(Invited) GaN Photoconductive Semiconductor Switches for Efficient High-Voltage Power Conversion Applications

Abstract

Gallium nitride (GaN) photoconductive switch (PCSS) technology can revolutionize high-voltage, efficient power-switching capabilities. PCSSs are optically driven, which advantageously isolates sensitive control circuitry from electromagnetic interference (EMI) resulting from rapidly switching high voltages and currents (high dI/dt or dV/dt). Fast switching times and extremely low on-resistances are achievable in PCSSs. The conductive channel region during on-state (under illumination) also serves as the voltage hold-off region in the off-state (dark) and does not require an additional drift layer that limits conventional unipolar device performance.
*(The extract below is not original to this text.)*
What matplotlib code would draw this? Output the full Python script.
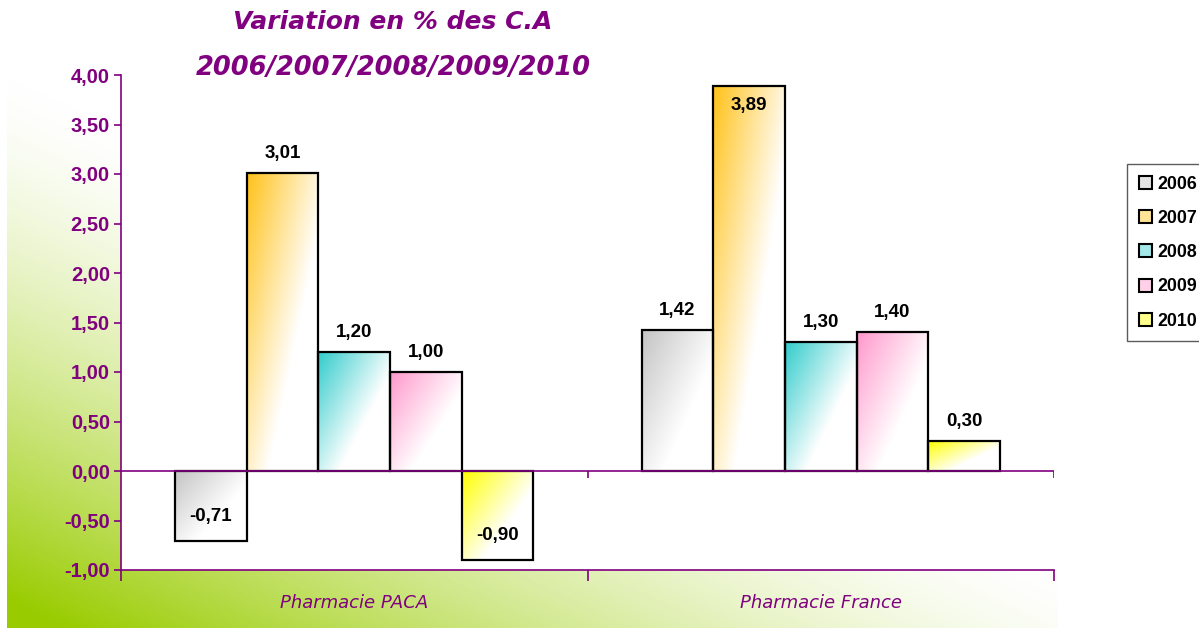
import numpy as np
from matplotlib import pyplot as plt
from matplotlib.patches import Patch
from matplotlib.colors import to_rgb

# variation du C.A en %, par annee et par categorie
categories = ["Pharmacie PACA", "Pharmacie France"]
years = ["2006", "2007", "2008", "2009", "2010"]
values = {
    "2006": [-0.71, 1.42],
    "2007": [3.01, 3.89],
    "2008": [1.20, 1.30],
    "2009": [1.00, 1.40],
    "2010": [-0.90, 0.30],
}
colors = ["#c4c4c4", "#ffc21a", "#33cccc", "#ff99cc", "#ffff00"]
yticks = np.arange(-1.0, 4.01, 0.5)

purple = "#800080"
W, H = 1199, 628

def fmt(v):
    return f"{v:.2f}".replace(".", ",")

fig = plt.figure(figsize=(W / 100, H / 100), dpi=100)
fig.patch.set_facecolor("white")

# green gradient behind the chart
bg = fig.add_axes([7 / W, 0, (1058 - 7) / W, (H - 78) / H], zorder=0)
xn = np.linspace(0, 1, 400)[None, :]
yn = np.linspace(0, 1, 200)[:, None]
g = np.clip(yn * 1.05 - xn * 0.95, 0, 1) ** 1.45
green = np.array(to_rgb("#99cc00"))
img = 1 - g[..., None] * (1 - green)
bg.imshow(img, aspect="auto", extent=[0, 1, 0, 1], origin="upper")
bg.set_axis_off()

ax = fig.add_axes([121 / W, 1 - 570 / H, (1054 - 121) / W, (570 - 75) / H], zorder=1)
ax.set_facecolor("white")

x = np.arange(len(categories))
bw = 0.1535
# diagonal gradient, scaled to each bar: colour at top-left, white at bottom-right
u = np.linspace(0, 1, 60)[None, :]
vn = np.linspace(0, 1, 120)[:, None]
fade = np.clip(0.85 * u + 0.75 * vn, 0, 1)
for i, (yr, col) in enumerate(zip(years, colors)):
    bars = ax.bar(x + (i - 2) * bw, values[yr], bw, facecolor="none",
                  edgecolor="black", linewidth=1.6, zorder=3)
    c = np.array(to_rgb(col))
    grad = 1 - (1 - fade[..., None]) * (1 - c)
    for b, v in zip(bars, values[yr]):
        x0, w = b.get_x(), b.get_width()
        ext = [x0, x0 + w, 0, v] if v >= 0 else [x0, x0 + w, v, 0]
        ax.imshow(grad, aspect="auto", extent=ext, origin="upper", zorder=2)
        # data label
        off = 0.2
        if abs(v) + off + 0.12 > (4.0 if v > 0 else 1.0):
            ly = v - np.sign(v) * (off if v > 0 else 0.25)
        else:
            ly = v + np.sign(v) * off
        ax.text(x0 + w / 2, ly, fmt(v), ha="center", va="center",
                fontsize=13.5, fontweight="bold", family="Liberation Sans",
                color="black", zorder=4)

ax.set_xlim(-0.5, 1.5)
ax.set_ylim(-1.0, 4.0)

# axis styling
for s in ["top", "right"]:
    ax.spines[s].set_visible(False)
for s in ["left", "bottom"]:
    ax.spines[s].set_color(purple)
    ax.spines[s].set_linewidth(1.2)
ax.axhline(0, color=purple, linewidth=1.2, zorder=3)
ax.vlines([0.5, 1.5], -0.07, 0, color=purple, linewidth=1.2, zorder=3)

ax.set_yticks(yticks)
ax.set_yticklabels([fmt(t) for t in yticks])
ax.tick_params(axis="y", colors=purple, length=5, width=1.2, labelsize=14.5, pad=3)
for lab in ax.get_yticklabels():
    lab.set_fontweight("bold")
    lab.set_family("Liberation Sans")

ax.set_xticks([-0.5, 0.5, 1.5])
ax.set_xticklabels([])
ax.tick_params(axis="x", which="major", colors=purple, length=8, width=1.2, direction="out")
ax.set_xticks(x, minor=True)
ax.set_xticklabels(categories, minor=True)
ax.tick_params(axis="x", which="minor", length=0, pad=17, labelsize=13, labelcolor=purple)
for lab in ax.get_xticklabels(minor=True):
    lab.set_fontstyle("italic")

# title
fig.text(393 / W, 1 - 22 / H, "Variation en % des C.A", ha="center", va="center",
         fontsize=18, fontweight="bold", fontstyle="italic", color=purple)
fig.text(393 / W, 1 - 68 / H, "2006/2007/2008/2009/2010", ha="center", va="center",
         fontsize=18.5, fontweight="bold", fontstyle="italic", color=purple)

# legend
handles = [Patch(facecolor=1 - 0.45 * (1 - np.array(to_rgb(c))), edgecolor="black",
                 linewidth=1.5, label=y) for y, c in zip(years, colors)]
leg = fig.legend(handles=handles, loc="upper left",
                 bbox_to_anchor=(1127 / W, 1 - 164 / H), borderaxespad=0,
                 frameon=True, fancybox=False, handlelength=0.75, handleheight=0.75,
                 handletextpad=0.3, labelspacing=0.97, borderpad=0.65,
                 prop={"family": "Liberation Sans", "weight": "bold", "size": 12.8})
leg.get_frame().set_edgecolor("#333333")
leg.get_frame().set_linewidth(1.0)

fig.savefig("out.png", dpi=100)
In addition, the on-state resistivity can be further reduced by increasing the driving optical power density. Carbon-doped GaN (GaN:C) can result in extremely low dark currents, high blocking voltages, as well as support very low on-resistances.Lateral and vertical GaN PCSSs are fabricated. Lateral GaN:C PCSS structures consist of a 4 µm thick GaN:C layer grown by metal organic chemical vapor deposition (MOCVD) on a SiC substrate. Vertical GaN:C PCSS structures consist of a 100 µm thick GaN:C layer grown by hydrive vapor phase epitaxy (HVPE) on a native GaN substrate. Contacts were formed by evaporation of Ti/Au (25 nm /250 nm). The PCSS devices are driven with a 3 W commercial off-the-shelf (COTS) ultraviolet (UV) light emitting diode (LED) with peak output at 365 nm and a 10 nm full width half maximum.Vertical GaN PCSSs demonstrate exceptional on-state characteristics with an on-state current density of ~150A/cm2 , or an on-state resistivity of 66 mΩ-cm2. The off-state (dark) blocking capability exceeds 1 kV (maximum value tested). The transient switching characteristics of GaN:C PCSS will be characterized, and discussion will be provided relating to device design and optical driving conditions, including GaN:C carbon doping density, GaN:C layer thickness considerations, design for reduced contact resistance, illumination power density, and illumination wavelength.